Goal of the exercise ▸ Leave the pictures out. Retype exactly the lines below from the one containing "Recreate this image" through the one containing "import pandas as pd", and no others.
-- Rows start --
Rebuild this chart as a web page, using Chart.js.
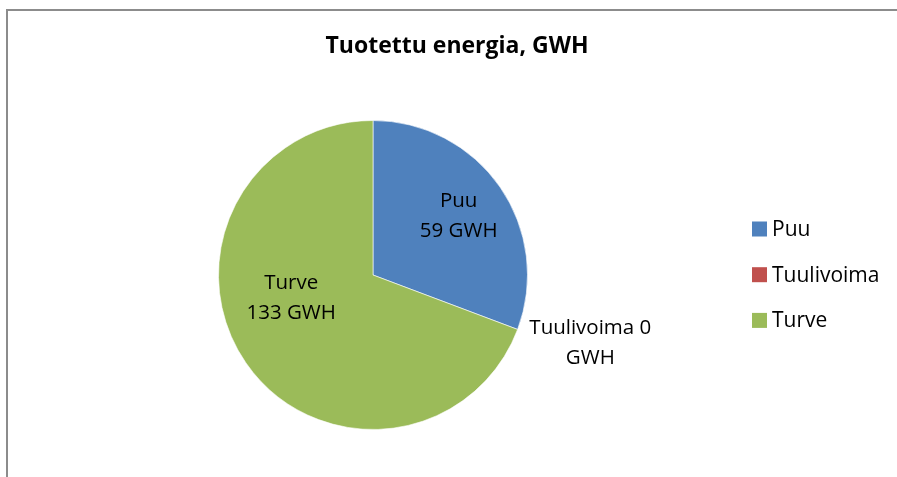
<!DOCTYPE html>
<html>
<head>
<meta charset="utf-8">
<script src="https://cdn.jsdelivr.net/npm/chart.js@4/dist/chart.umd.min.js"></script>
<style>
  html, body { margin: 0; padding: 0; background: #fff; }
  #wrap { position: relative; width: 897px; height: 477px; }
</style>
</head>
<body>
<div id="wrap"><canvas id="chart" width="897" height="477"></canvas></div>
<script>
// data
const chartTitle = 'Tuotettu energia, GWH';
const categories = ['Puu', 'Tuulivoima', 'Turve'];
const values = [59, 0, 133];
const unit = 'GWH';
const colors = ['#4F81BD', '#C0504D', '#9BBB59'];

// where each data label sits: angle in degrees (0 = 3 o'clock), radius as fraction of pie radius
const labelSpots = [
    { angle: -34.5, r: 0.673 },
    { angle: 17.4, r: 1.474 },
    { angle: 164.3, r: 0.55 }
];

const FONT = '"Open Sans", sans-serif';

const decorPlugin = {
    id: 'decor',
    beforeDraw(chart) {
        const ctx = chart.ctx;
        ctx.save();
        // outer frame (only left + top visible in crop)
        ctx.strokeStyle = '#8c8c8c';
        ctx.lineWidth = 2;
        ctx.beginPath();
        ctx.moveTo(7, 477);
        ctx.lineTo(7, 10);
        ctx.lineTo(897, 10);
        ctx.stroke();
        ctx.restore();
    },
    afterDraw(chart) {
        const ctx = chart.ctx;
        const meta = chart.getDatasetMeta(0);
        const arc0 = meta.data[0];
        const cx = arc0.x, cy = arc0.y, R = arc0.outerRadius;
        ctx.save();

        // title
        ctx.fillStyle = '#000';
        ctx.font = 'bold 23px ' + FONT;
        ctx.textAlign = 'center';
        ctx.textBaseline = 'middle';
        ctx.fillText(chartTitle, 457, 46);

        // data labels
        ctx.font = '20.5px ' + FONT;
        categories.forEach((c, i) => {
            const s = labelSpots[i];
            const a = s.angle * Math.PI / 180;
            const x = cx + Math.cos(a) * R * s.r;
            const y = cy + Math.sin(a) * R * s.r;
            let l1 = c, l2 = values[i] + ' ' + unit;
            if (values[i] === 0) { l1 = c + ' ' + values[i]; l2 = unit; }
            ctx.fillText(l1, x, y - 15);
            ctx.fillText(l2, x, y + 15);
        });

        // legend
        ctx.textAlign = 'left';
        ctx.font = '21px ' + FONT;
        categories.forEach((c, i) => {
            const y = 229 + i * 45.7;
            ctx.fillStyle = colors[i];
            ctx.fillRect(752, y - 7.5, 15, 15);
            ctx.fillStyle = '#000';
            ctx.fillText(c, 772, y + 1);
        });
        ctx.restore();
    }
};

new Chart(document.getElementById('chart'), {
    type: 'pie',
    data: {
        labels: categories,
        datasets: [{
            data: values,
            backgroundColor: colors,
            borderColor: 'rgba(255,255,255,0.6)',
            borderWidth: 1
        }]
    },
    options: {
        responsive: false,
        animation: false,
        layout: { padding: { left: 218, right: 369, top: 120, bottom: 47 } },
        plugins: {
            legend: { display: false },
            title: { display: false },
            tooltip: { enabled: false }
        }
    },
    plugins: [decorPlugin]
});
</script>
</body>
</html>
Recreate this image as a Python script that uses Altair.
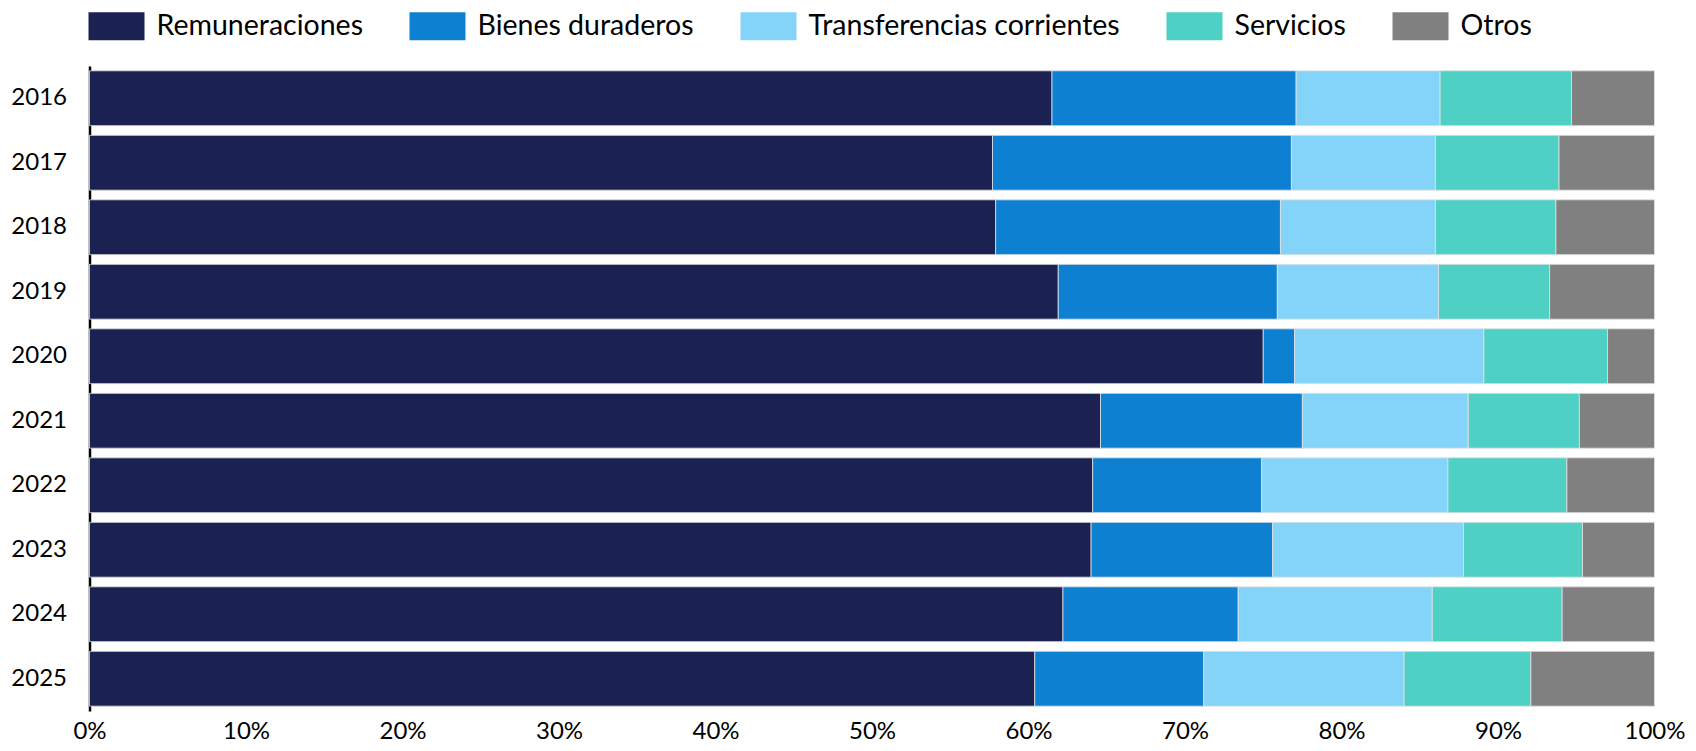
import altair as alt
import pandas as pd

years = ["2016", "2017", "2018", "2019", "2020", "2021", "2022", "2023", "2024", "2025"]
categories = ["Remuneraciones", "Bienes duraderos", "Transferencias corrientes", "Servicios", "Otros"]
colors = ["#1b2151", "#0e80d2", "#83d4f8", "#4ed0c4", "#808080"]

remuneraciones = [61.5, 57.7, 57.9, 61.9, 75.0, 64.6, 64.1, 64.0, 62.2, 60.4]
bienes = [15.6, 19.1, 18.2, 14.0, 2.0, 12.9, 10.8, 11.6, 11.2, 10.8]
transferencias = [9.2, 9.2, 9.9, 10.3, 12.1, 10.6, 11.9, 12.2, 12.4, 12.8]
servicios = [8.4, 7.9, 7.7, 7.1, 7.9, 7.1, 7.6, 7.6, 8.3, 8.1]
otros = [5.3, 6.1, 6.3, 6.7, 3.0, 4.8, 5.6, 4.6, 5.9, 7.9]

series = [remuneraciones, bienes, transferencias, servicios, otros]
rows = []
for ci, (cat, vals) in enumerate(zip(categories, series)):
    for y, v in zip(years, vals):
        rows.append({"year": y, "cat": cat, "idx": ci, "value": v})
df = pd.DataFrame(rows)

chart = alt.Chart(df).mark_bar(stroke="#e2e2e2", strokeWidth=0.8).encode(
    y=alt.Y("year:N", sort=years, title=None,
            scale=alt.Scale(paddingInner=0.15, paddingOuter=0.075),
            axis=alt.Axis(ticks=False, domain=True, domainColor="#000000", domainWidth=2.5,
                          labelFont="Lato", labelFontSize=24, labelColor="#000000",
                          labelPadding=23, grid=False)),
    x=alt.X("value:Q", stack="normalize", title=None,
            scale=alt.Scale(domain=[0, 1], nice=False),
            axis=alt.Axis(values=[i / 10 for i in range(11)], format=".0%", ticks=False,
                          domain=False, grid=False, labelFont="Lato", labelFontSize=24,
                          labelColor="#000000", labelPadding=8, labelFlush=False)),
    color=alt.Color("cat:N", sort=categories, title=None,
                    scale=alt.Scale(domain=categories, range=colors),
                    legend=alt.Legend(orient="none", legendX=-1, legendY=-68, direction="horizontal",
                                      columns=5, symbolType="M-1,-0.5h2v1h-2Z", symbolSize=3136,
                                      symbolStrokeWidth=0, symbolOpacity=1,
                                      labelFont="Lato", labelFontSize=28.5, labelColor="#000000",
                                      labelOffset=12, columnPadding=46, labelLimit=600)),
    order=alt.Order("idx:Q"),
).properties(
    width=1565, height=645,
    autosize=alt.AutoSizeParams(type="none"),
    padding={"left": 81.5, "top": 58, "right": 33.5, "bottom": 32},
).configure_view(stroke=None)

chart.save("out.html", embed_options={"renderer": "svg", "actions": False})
-- Rows end --
Solved problem ▸
Recreate this image as a Python script that uses Altair.
import altair as alt
import pandas as pd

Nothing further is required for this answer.